GENEVA, Switzerland–The country’s strides in combating human trafficking, tackling the financing of terrorism and money laundering and general social developments have been highlighted at the current session of the Universal Periodic Review (UPR) being held in the United Nations (UN) Office in Geneva, Switzerland.
Justice Minister Rafael Boasman is representing St. Maarten along with his Chef de Cabinet Len Dijkstra and Patrice Gumbs Jr., Senior Policy Advisor at the Department of Foreign Relations. They form part of the Kingdom delegation that includes outgoing Interior Affairs and Kingdom Relations Minister Ronald Plasterk, Minister Plenipotentiary of Aruba in The Hague Juan David Yrausquin, and Policy Advisor at the Department of Foreign Affairs of Curaçao Miloushka Sboui-Racamy.
The UPR is a review of the human rights record of all UN member states, in this case the Kingdom of the Netherlands. The Kingdom, and therefore St. Maarten, is party to a number of Human Rights Treaties. The review allows states, in the report that each is obligated to submit to the United Nations, to highlight efforts made to ensure that human rights are safeguarded within its borders.

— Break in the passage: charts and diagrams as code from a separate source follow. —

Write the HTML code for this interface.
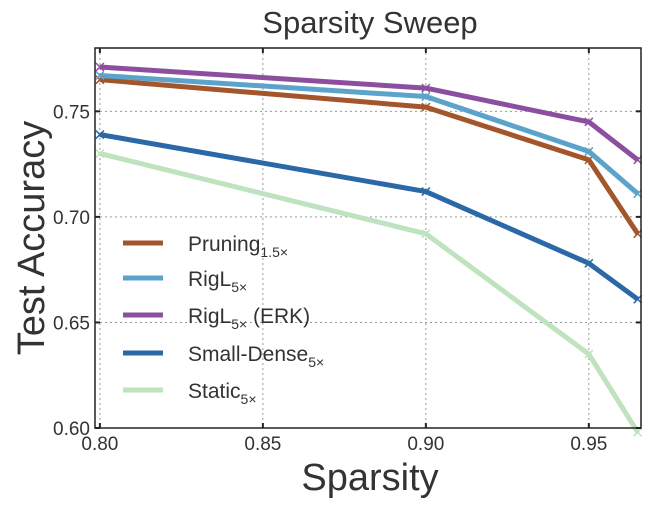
<!DOCTYPE html>
<html><head><meta charset="utf-8"><style>
body{margin:0;background:#fff;}
svg text{font-family:"Liberation Sans",sans-serif;fill:#333;}
</style></head><body>
<svg width="649" height="505" id="c">
<text x="370" y="33" font-size="31" text-anchor="middle">Sparsity Sweep</text>
<text x="370" y="490" font-size="38" text-anchor="middle">Sparsity</text>
<text transform="translate(44,238) rotate(-90)" font-size="38" text-anchor="middle">Test Accuracy</text>
<g id="grid"></g><g id="series"></g><g id="ticks"></g>
<rect x="95" y="48" width="546" height="380" fill="none" stroke="#222" stroke-width="1.5"/>
<g id="legend"></g>
</svg>
<script>
const sparsity=[0.80,0.90,0.95,0.965];
const pruning=[0.765,0.752,0.727,0.692];
const rigl=[0.767,0.757,0.731,0.711];
const riglErk=[0.771,0.761,0.745,0.727];
const smallDense=[0.739,0.712,0.678,0.661];
const staticS=[0.730,0.692,0.635,0.598];
const xTicks=[0.80,0.85,0.90,0.95];
const yTicks=[0.60,0.65,0.70,0.75];
const NS="http://www.w3.org/2000/svg";
const X0=95,X1=641,Y0=428,Y1=48,xmin=0.7985,xmax=0.966,ymin=0.60,ymax=0.780;
function xs(v){return X0+(v-xmin)/(xmax-xmin)*(X1-X0);}
function ys(v){return Y0-(v-ymin)/(ymax-ymin)*(Y0-Y1);}
function mk(t,a,p){const e=document.createElementNS(NS,t);for(const k in a)e.setAttribute(k,a[k]);p.appendChild(e);return e;}
const grid=document.getElementById('grid'),ticks=document.getElementById('ticks');
xTicks.forEach(v=>{const x=xs(v);
 const g=mk('line',{x1:x,x2:x,y1:Y1,y2:Y0,stroke:'#999','stroke-dasharray':'2,3','stroke-width':1},grid);
 
 mk('line',{x1:x,x2:x,y1:Y0,y2:Y0-5,stroke:'#222','stroke-width':2},ticks);
 mk('line',{x1:x,x2:x,y1:Y1,y2:Y1+5,stroke:'#222','stroke-width':2},ticks);
 const t=mk('text',{x:x,y:450,'font-size':19,'text-anchor':'middle'},ticks);t.textContent=v.toFixed(2);
 });
yTicks.forEach(v=>{const y=ys(v);
 const g=mk('line',{x1:X0,x2:X1,y1:y,y2:y,stroke:'#999','stroke-dasharray':'2,3','stroke-width':1},grid);
 
 mk('line',{x1:X0,x2:X0+5,y1:y,y2:y,stroke:'#222','stroke-width':2},ticks);
 mk('line',{x1:X1,x2:X1-5,y1:y,y2:y,stroke:'#222','stroke-width':2},ticks);
 const t=mk('text',{x:90,y:y+7,'font-size':19,'text-anchor':'end'},ticks);t.textContent=v.toFixed(2);
 });
const ser=[
 {n:'static',d:staticS,c:'#bfe2bf',l:'Static',s:'5\u00d7'},
 {n:'small-dense',d:smallDense,c:'#2b68a8',l:'Small-Dense',s:'5\u00d7'},
 {n:'pruning',d:pruning,c:'#a3562b',l:'Pruning',s:'1.5\u00d7'},
 {n:'rigl',d:rigl,c:'#5ba3cb',l:'RigL',s:'5\u00d7'},
 {n:'rigl-erk',d:riglErk,c:'#8c4f9f',l:'RigL',s:'5\u00d7',e:'  (ERK)'}];
const sg=document.getElementById('series');
ser.forEach(s=>{
 const pts=sparsity.map((v,i)=>xs(v)+','+ys(s.d[i])).join(' ');
 const p=mk('polyline',{points:pts,fill:'none',stroke:s.c,'stroke-width':5,'stroke-linejoin':'round'},sg);
 
 sparsity.forEach((v,i)=>{const x=xs(v),y=ys(s.d[i]);
  const m=mk('path',{d:`M${x-4},${y-4}L${x+4},${y+4}M${x-4},${y+4}L${x+4},${y-4}`,stroke:s.c,'stroke-width':1.5},sg);
  });
});
const lg=document.getElementById('legend');
const order=[2,3,4,1,0],rows=[243,278,315,353,390];
order.forEach((k,i)=>{const s=ser[k],y=rows[i];
 const l=mk('line',{x1:123,x2:163,y1:y,y2:y,stroke:s.c,'stroke-width':5},lg);
 
 const t=mk('text',{x:188,y:y+8,'font-size':21},lg);
 
 t.appendChild(document.createTextNode(s.l));
 const sub=mk('tspan',{'font-size':14,dy:6},t);sub.textContent=s.s;
 if(s.e){const e=mk('tspan',{dy:-6},t);e.textContent=s.e;e.setAttribute('xml:space','preserve');}
});
</script>
</body></html>
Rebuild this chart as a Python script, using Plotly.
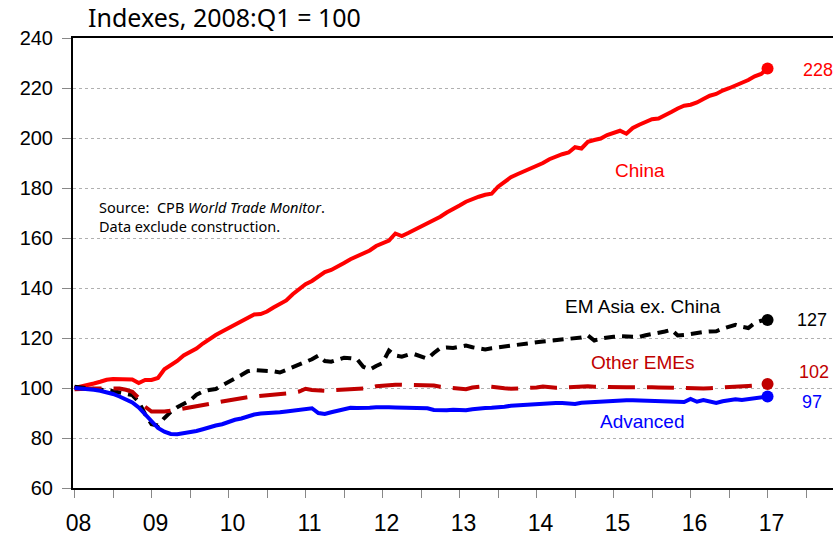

St. Maarten’s report underscored progress made in three specific areas, falling under two thematic headings. Under the themes legislation and judicial matters, St. Maarten highlighted the implementation of the new Penal Code and the new crimes it covers including financing of terrorism and money laundering.
St. Maarten also highlighted the progress made in combatting human trafficking and St. Maarten’s most recent ranking in tier one in the United States (US) Trafficking in Persons Report. This rank means that St. Maarten fully meets the minimum standards for the elimination of trafficking in persons. Under the thematic heading of social development, St. Maarten proudly presented the work it has undertaken in ensuring education for all, with the implementation of the law on compulsory education.
The top delegates defended the record of the Kingdom during the one-day public hearing in which the bulk of questions posed by UN member states were directed to the Netherlands. A large number of general questions to the Kingdom regarding pending ratifications, treaty reservations, and the Rights of the Child were also received by the delegation.
Boasman, in response to questions posed by Algeria, Australia, and the Republic of Korea, spoke about education access for disadvantaged children, human rights monitoring mechanisms, and adult and youth detention facilities. He also highlighted the work of the Constitutional Court and the ongoing efforts at the Prison and the work of the Miss Lalie Center in the area of youth detention and rehabilitation.
Boasman now heads to The Hague to hold meetings with outgoing Dutch Justice Minister Stef Blok and other authorities about the prison and other matters. He is accompanied by Dijkstra.
Gumbs Jr. remains in Geneva for the rest of the week to attend technical meetings related to the UPR, including recommendations from other UN state parties and pledges to address matters raised during the hearing.